No último dia 21 de junho ocorreu no povoado dos Pintos - dentro da programação da IX festa de São João – um grande desfile de carros de boi, com a participação de mais de 40 carros. O evento ainda contou com uma homenagem ao mais antigo carreiro de Resende Costa, O Sr. Luiz Gonzaga Teixeira, conhecido como “Luizinho Batista” que, somado a seu tempo de candieiro, já beira os 80 anos de atividade. Vindos de todos os cantos do Município, enfrentando grandes distâncias sob sol e poeira, os diversos carros deram uma prova de que esse belo patrimônio cultural ainda se encontra vivo em nossa região. Outra prova disso se deu alguns dias atrás quando da exibição na TV de um interessantíssimo documentário sobre carros de boi, na Rede Minas. Figuraram como participantes dois resende-costenses: Geraldo Melo, conhecido como “Geraldo do João Mela”, e seu filho Iraci, que demonstraram com muita sabedoria os detalhes e técnicas da difícil construção desses carros. Salvo engano, em Resende Costa ainda temos mais um fabricante em atividade, o Damásio do Ribeirão. 

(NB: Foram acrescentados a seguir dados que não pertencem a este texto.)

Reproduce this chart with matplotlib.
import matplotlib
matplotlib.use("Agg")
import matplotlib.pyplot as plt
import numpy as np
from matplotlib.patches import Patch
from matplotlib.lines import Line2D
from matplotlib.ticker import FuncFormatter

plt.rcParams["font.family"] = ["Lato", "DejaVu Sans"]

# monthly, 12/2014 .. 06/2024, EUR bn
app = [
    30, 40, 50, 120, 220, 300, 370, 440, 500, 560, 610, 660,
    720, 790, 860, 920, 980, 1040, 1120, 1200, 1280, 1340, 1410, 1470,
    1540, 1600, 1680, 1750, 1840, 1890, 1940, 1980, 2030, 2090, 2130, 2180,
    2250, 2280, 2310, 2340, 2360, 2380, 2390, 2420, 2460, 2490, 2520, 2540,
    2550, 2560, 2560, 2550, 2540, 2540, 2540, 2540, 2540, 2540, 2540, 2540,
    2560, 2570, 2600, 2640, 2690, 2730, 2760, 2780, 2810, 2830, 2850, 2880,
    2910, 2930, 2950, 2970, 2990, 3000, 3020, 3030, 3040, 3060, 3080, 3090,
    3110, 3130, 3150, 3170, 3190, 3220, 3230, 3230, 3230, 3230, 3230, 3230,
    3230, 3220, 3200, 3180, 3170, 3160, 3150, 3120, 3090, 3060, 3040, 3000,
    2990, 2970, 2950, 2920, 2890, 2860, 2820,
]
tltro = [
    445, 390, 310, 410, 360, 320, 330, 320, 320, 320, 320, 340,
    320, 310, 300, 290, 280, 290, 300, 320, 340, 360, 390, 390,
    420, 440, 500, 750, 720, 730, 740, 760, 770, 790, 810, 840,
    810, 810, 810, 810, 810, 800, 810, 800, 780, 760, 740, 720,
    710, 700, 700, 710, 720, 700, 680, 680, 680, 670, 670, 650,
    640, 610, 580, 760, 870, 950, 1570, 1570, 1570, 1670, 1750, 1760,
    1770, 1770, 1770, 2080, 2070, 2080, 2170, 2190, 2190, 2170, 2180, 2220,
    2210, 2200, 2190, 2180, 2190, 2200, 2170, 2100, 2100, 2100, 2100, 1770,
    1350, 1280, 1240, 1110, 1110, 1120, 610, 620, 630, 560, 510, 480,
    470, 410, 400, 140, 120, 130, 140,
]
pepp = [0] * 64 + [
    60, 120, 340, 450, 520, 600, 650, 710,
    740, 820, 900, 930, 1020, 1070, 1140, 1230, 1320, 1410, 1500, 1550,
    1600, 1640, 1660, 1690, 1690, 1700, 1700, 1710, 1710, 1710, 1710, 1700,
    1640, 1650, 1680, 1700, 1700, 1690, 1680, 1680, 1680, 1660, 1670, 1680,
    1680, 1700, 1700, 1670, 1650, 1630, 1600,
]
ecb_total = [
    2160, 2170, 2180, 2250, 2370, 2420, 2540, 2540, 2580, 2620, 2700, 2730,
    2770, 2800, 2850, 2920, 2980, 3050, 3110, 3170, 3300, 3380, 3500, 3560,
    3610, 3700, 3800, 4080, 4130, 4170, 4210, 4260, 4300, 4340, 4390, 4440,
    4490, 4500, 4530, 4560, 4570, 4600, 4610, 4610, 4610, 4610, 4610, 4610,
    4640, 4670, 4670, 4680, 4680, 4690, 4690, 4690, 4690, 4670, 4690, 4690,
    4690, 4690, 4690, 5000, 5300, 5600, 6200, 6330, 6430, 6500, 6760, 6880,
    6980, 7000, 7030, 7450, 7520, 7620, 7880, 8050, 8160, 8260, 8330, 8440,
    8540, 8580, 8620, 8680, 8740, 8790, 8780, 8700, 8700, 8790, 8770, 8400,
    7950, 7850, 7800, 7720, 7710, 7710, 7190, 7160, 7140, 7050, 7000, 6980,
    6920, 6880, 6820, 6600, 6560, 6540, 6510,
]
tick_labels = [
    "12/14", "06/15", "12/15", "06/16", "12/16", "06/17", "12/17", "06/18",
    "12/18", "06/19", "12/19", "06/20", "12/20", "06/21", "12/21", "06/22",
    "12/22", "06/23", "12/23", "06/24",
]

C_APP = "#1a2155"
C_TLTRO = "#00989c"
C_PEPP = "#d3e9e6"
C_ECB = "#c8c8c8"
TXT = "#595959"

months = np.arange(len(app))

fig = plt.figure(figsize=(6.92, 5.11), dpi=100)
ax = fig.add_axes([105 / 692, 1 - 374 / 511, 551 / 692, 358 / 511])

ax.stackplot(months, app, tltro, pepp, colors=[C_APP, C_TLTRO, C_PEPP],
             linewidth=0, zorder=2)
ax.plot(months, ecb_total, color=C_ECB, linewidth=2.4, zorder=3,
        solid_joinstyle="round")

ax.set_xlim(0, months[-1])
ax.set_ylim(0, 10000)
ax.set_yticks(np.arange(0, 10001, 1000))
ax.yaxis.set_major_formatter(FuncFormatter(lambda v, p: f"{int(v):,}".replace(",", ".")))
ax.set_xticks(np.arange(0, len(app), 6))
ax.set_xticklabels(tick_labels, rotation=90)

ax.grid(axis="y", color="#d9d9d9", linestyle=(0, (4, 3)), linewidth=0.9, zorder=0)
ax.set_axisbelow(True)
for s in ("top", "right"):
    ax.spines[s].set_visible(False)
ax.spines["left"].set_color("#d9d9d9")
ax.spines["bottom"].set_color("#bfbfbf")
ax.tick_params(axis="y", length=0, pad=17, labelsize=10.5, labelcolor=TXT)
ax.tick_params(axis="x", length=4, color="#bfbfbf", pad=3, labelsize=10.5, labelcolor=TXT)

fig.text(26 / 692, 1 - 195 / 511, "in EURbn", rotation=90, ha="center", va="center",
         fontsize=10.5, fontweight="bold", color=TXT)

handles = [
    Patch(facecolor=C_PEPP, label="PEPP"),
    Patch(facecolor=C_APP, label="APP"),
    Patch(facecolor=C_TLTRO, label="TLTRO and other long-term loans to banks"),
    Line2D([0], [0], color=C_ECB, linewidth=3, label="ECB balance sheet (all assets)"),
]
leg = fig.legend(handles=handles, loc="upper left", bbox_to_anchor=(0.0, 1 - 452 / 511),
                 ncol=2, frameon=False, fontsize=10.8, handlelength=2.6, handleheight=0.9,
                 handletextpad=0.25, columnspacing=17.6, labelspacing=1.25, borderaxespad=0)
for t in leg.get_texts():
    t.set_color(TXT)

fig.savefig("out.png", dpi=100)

O espetacular som emitido pela “cantadeira” jamais pode ser desvalorizado diante de um som de porta-malas de um carro de passeio. A “cheda”, o “cocão”, o “cabeçalho”, a “canga”, os “fueiros”, entre outros, também não podem se tornar palavras desconhecidas nos tempos dos “insulfilmes” e “faróis de xenon”. É por essas e outras que cabe a todos nós possibilitarmos e lutarmos pela valorização dessa manifestação cultural, seja através do estímulo à realização dos desfiles, ou então através de um simples elogio ou aplauso ao esforçado carreiro que, como recompensa por um trabalho tão importante, mereceria muito mais do que um saco de adubo como gratificação. Parabéns aos carreiros (e por que não aos bois?!) de nosso município e a todos aqueles que prestigiam essa belíssima cultura milenar.
  
“Meu véio carro de boi, a sua cantiga amarga
No peso bruto da carga, o seu cocão ringidor
Meu véio carro de boi, quantas coisa ocê retrata
A estrada e a verde mata, e o tempo do meu amor.”